Il y a entre le rayon de Röntgen et le rayon lumineux une autre différence, quant à la manière dont ils se comportent au sein de la matière. Ils peuvent être absorbés, au fur et à mesure qu’ils cheminent : ils sont alors dénaturés, anéantis : leur énergie est transformée en quelque autre, par exemple en chaleur. C’est une manière de finir qui leur est commune. Mais la lumière en a une autre qui lui est propre. Dans certains corps, à structure grenue, tels que le verre dépoli, la poudre de cristal, la lumière se diffuse : le trajet des rayons est brisé par des réflexions et des réfractions nombreuses. Chaque particule se comporte alors comme une source lumineuse émettant un rayonnement dans toutes les directions et le corps s’illumine. Il ne servirait à rien de forcer l’intensité du faisceau lumineux incident, dans l’espoir de le voir transiter : on ne réussirait qu’à augmenter l’éclairement.

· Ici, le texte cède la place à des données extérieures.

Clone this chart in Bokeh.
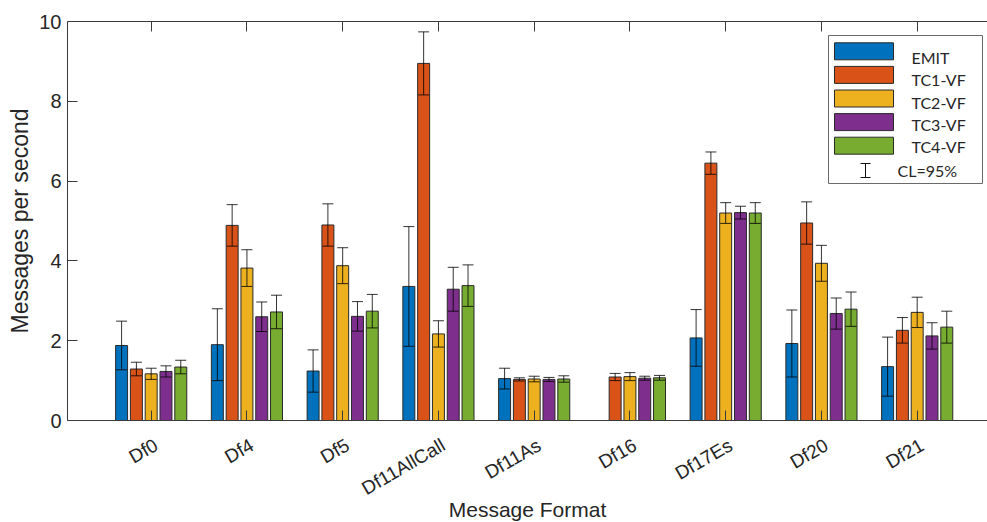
import math
from bokeh.plotting import figure
from bokeh.models import (Range1d, FixedTicker, LinearAxis, ColumnDataSource,
                          Whisker, TeeHead)
from bokeh.core.properties import value
from bokeh.embed import file_html
from bokeh.resources import INLINE

nan = float("nan")

# ---- data -------------------------------------------------------------
formats = ["Df0", "Df4", "Df5", "Df11AllCall", "Df11As", "Df16", "Df17Es", "Df20", "Df21"]
series = ["EMIT", "TC1-VF", "TC2-VF", "TC3-VF", "TC4-VF"]
colors = ["#0072BD", "#D95319", "#EDB120", "#7E2F8E", "#77AC30"]

emit = [1.88, 1.90, 1.24, 3.36, 1.05, nan, 2.07, 1.93, 1.35]
emit_ci = [0.61, 0.90, 0.53, 1.50, 0.26, nan, 0.71, 0.84, 0.74]
tc1 = [1.29, 4.89, 4.90, 8.95, 1.03, 1.09, 6.45, 4.95, 2.26]
tc1_ci = [0.17, 0.52, 0.53, 0.79, 0.04, 0.09, 0.28, 0.53, 0.32]
tc2 = [1.17, 3.82, 3.88, 2.17, 1.04, 1.10, 5.20, 3.94, 2.71]
tc2_ci = [0.14, 0.46, 0.45, 0.33, 0.07, 0.10, 0.26, 0.45, 0.38]
tc3 = [1.23, 2.60, 2.61, 3.29, 1.03, 1.06, 5.21, 2.68, 2.12]
tc3_ci = [0.14, 0.37, 0.37, 0.55, 0.05, 0.05, 0.16, 0.39, 0.33]
tc4 = [1.34, 2.72, 2.74, 3.38, 1.04, 1.07, 5.20, 2.79, 2.34]
tc4_ci = [0.17, 0.42, 0.42, 0.52, 0.08, 0.06, 0.26, 0.43, 0.40]

y_ticks = [0, 2, 4, 6, 8, 10]
x_title = "Message Format"
y_title = "Messages per second"
legend_note = "CL=95%"

means = [emit, tc1, tc2, tc3, tc4]
cis = [emit_ci, tc1_ci, tc2_ci, tc3_ci, tc4_ci]

# ---- layout -----------------------------------------------------------
FRAME_L, FRAME_T = 67, 21
FRAME_W, FRAME_H = 920, 399
PX_PER_CAT = 95.75
X0, X1 = 0.126, 0.126 + FRAME_W / PX_PER_CAT
Y0, Y1 = 0, 10
BAR_STEP = 0.1545
BAR_W = 0.125
LABEL_SHIFT_PX = 5          # category labels sit slightly right of their ticks
TITLE_CENTER_PX = 534       # horizontal centre of the x-axis title

AXIS_FONT = "Liberation Sans"
LEG_FONT = "Lato"
TEXT_COLOR = "#262626"
AXIS_COLOR = "#3a3a3a"
ERR_COLOR = "#000000"


def px_x(px):
    return X0 + (px - FRAME_L) / FRAME_W * (X1 - X0)


def px_y(py):
    return Y1 - (py - FRAME_T) / FRAME_H * (Y1 - Y0)


p = figure(frame_width=FRAME_W, frame_height=FRAME_H,
           x_range=Range1d(X0, X1), y_range=Range1d(Y0, Y1),
           output_backend="svg", toolbar_location=None,
           min_border_left=FRAME_L, min_border_right=0,
           min_border_top=FRAME_T, min_border_bottom=102)
p.outline_line_color = None
p.grid.visible = False
p.background_fill_color = "white"
p.border_fill_color = "white"

shift = LABEL_SHIFT_PX / PX_PER_CAT
p.extra_x_ranges = {"labels": Range1d(X0 - shift, X1 - shift)}

cat_pos = list(range(1, len(formats) + 1))

# ---- bars and confidence intervals -------------------------------------
for j, (vals, ci, col) in enumerate(zip(means, cis, colors)):
    xs = [c + (j - 2) * BAR_STEP for c in cat_pos]
    src = ColumnDataSource(dict(x=xs, top=vals))
    p.vbar(x="x", top="top", bottom=0, width=BAR_W, source=src,
           fill_color=col, line_color="#2a2a2a", line_width=1)
    wx, lo, hi = [], [], []
    for x, v, c in zip(xs, vals, ci):
        if not (math.isnan(v) or math.isnan(c)):
            wx.append(x)
            lo.append(v - c)
            hi.append(v + c)
    wsrc = ColumnDataSource(dict(base=wx, lower=lo, upper=hi))
    head = dict(size=11, line_color=ERR_COLOR, line_alpha=0.8, line_width=1)
    p.add_layout(Whisker(source=wsrc, base="base", lower="lower", upper="upper",
                         level="overlay",
                         line_color=ERR_COLOR, line_alpha=0.8, line_width=1,
                         upper_head=TeeHead(**head), lower_head=TeeHead(**head)))

# ---- axes ---------------------------------------------------------------
blank = {c: "" for c in cat_pos}

xa = p.xaxis[0]
xa.ticker = FixedTicker(ticks=cat_pos)
xa.major_label_overrides = blank
xa.major_label_text_font_size = "1px"
xa.major_label_standoff = 0
xa.minor_tick_line_color = None
xa.major_tick_in = 10
xa.major_tick_out = 0

# category names (and the axis title) on their own axis so they can be nudged
half_span = 394 / PX_PER_CAT
title_center = X0 - shift + (TITLE_CENTER_PX - FRAME_L) / PX_PER_CAT
label_axis = LinearAxis(x_range_name="labels", ticker=FixedTicker(ticks=cat_pos),
                        bounds=(title_center - half_span, title_center + half_span),
                        major_label_overrides={c: n for c, n in zip(cat_pos, formats)},
                        major_label_orientation=math.pi / 6,
                        major_label_standoff=23,
                        major_label_text_font_size="19px",
                        axis_label=x_title,
                        axis_label_standoff=-13,
                        axis_label_text_font_size="21px",
                        axis_line_color=None, major_tick_line_color=None,
                        minor_tick_line_color=None,
                        major_tick_in=0, major_tick_out=0)
p.add_layout(label_axis, "below")

ya = p.yaxis[0]
ya.ticker = FixedTicker(ticks=y_ticks)
ya.minor_tick_line_color = None
ya.major_tick_in = 10
ya.major_tick_out = 0
ya.axis_label = y_title
ya.major_label_standoff = 6
ya.major_label_text_font_size = "20px"
ya.axis_label_text_font_size = "23px"
ya.axis_label_standoff = 3

top_axis = LinearAxis(ticker=FixedTicker(ticks=cat_pos),
                      major_label_overrides=blank,
                      major_label_text_font_size="1px",
                      major_tick_in=10, major_tick_out=0,
                      minor_tick_line_color=None)
p.add_layout(top_axis, "above")

for ax in [xa, ya, top_axis, label_axis]:
    ax.major_label_text_color = TEXT_COLOR
    ax.major_label_text_font = AXIS_FONT
    ax.axis_label_text_font = AXIS_FONT
    ax.axis_label_text_color = TEXT_COLOR
    ax.axis_label_text_font_style = "normal"
for ax in [xa, ya, top_axis]:
    ax.axis_line_color = AXIS_COLOR
    ax.major_tick_line_color = AXIS_COLOR

# ---- legend -------------------------------------------------------------
p.quad(left=px_x(828), right=px_x(982), top=px_y(35), bottom=px_y(183),
       fill_color="white", line_color="#6a6a6a", line_width=1)
sw_top = [42.3 + 23.6 * i for i in range(5)]
p.quad(left=[px_x(834)] * 5, right=[px_x(893)] * 5,
       top=[px_y(t) for t in sw_top], bottom=[px_y(t + 17) for t in sw_top],
       fill_color=colors, line_color="#2a2a2a", line_width=1)
label_y = [57 + 22.3 * i for i in range(5)]
p.text(x=[px_x(911)] * 5, y=[px_y(t) for t in label_y], text=series,
       text_font=value(LEG_FONT), text_font_size="16px", text_color=TEXT_COLOR,
       text_baseline="middle", text_align="left")
# I-beam symbol for the confidence-interval entry
p.segment(x0=[px_x(865), px_x(860), px_x(860)],
          y0=[px_y(163), px_y(163), px_y(177)],
          x1=[px_x(865), px_x(870), px_x(870)],
          y1=[px_y(177), px_y(163), px_y(177)],
          line_color="#111111", line_width=1)
p.text(x=[px_x(897)], y=[px_y(170)], text=[legend_note],
       text_font=value(LEG_FONT), text_font_size="16px", text_color=TEXT_COLOR,
       text_baseline="middle", text_align="left")

open("out.html", "w").write(file_html(p, INLINE))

Rien de pareil avec le rayon de Röntgen : il ne se perd que par absorption ; en forçant l’intensité de la radiation, on le verra gagner toujours, et de plus en plus, en puissance de pénétration. Il ne diffuse point. Il poursuit son trajet, rigide, inflexible, affaibli sans doute, mais jamais dévié par aucun obstacle. Ce n’est point le rayon de lumière que l’on devrait prendre comme le type et le symbole de la rectitude idéale ; c’est le rayon de Röntgen.